Cloaking Clouds

Saturday 30 August 2014

Knowing How and What to Donate Helps

When it comes to Recycle, Reuse and Renew almost anything goes.

Notice I said almost. 

The people who work at Canadian Diabetes Association who have to drive around and load the boxes and heavy furniture that people leave laying around at the bins tend to have to load these items by themselves. 

Remember, if it takes two of you to load the items and two people to unload the items without hurting themselves or damaging the items, chances are two people should be reloading and unloading as well, but usually only one person is loading your "donations" to keep the cost of wages down. This can damage the "donation" but more importantly it can cause accidents and injuries to those who have to work alone doing the job of two people.

An easy solution is to put smaller items in smaller boxes, do not overload bigger boxes or garbage bags and donate the furniture right to the store.

People say, "They should be grateful for the donation". 

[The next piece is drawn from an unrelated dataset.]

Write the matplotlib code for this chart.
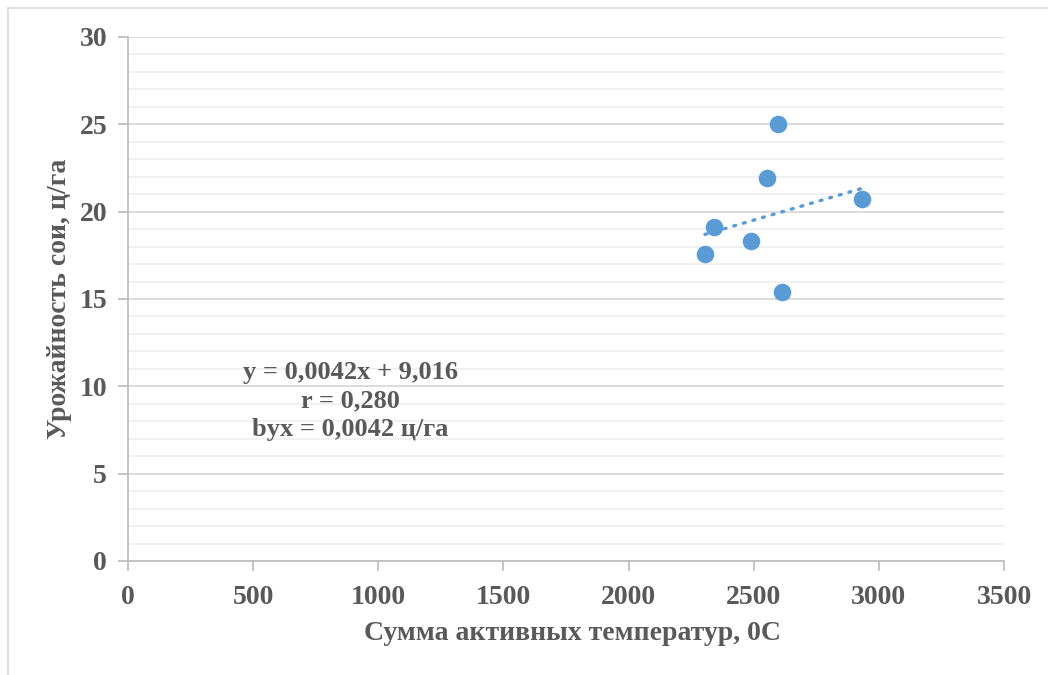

When much of your donation needs to be hauled to the landfill by hard workers at these wonderful organizations, gratefulness is hard when they have to throw away your trash you have put into your "donation". 

These people who work for these awesome places do not deserve to sort through bags of clothing that are dirty, before donating clothing take the time to wash it. Many places do not have washers and dryers to do this job for you.

Sometimes it is easier for people to empty a toy-box into a garbage bag and "donate" it. People do not sort through and throw out the garbage toys...dolls missing arms or are "pretty" with marker makeup, those annoying fast food toys, Mr. Potato head that has no parts left except the potato part, one arm and an eye. These parts are not going to all magically appear in the bag/box you donate to the second hand places and if you cannot clean the marker off the doll, no one can.

Before you drop your donations off at a Salvation Army, the Post or Value Village think, "If I was in need would I buy this from a second hand store?" 

If you cannot see yourself doing this, chances are, no one will buy what you are donating, while one mans trash is another mans treasure, many times garbage is just garbage. 

What I mean by this is the condition of the item.

When they say "gently used" it means that there are no dents, cracks, rips or scratches in the donations, is the donation is worth buying?

Anyone who has shopped on a regular basis at these great places would know what they are always in need of or what they have too much of that is not selling. 

If you want to donate, check out these great places and ask what kinds of things they need the most or what sells the most. Talking to the managers about your larger donations makes it easier on the workers to sort and organize, they know what to expect.

One place may sell sporting goods quickly, while other stores cannot sell them at all, if a store has tons of golf clubs chances are...they are not selling all that well, donating them to that store is only going to over crowd it. 

After a garage sale, after cleaning out the children's rooms or after someone has passed away do not throw your "leftovers" into boxes and donate them unless you know they are worth donating and not going to end up in a landfill.

Splitting your donation up may help different charities and save from things being tossed into the garbage.

Some charitable organizations/stores will not sell glassware/items that have alcoholic logos on it, find out which stores will before donating these things as some will throw these out instead of selling them. 

It might be a bit more of a hassle, but in the long run it helps the charities, the environment, the needy and it can help you feel better knowing the things you have donated are being used.

The Salvation Army does amazing work for many people, there are so many programs for the less fortunate that they help with. To keep their costs down, don't make them go through your trash and take it to the dumps for you.

These people work very hard to go through the good donations that come in, it is a waste of their time and a waste of foundation funds for paying these people who have to deal with your trash.

Making a charitable organization take your garbage to the dumps because you don't have the time or the want to do it is selfish don't you think? 

In my opinion, if you are donating it because you are too cheap to take it to the landfill yourself, shame on you.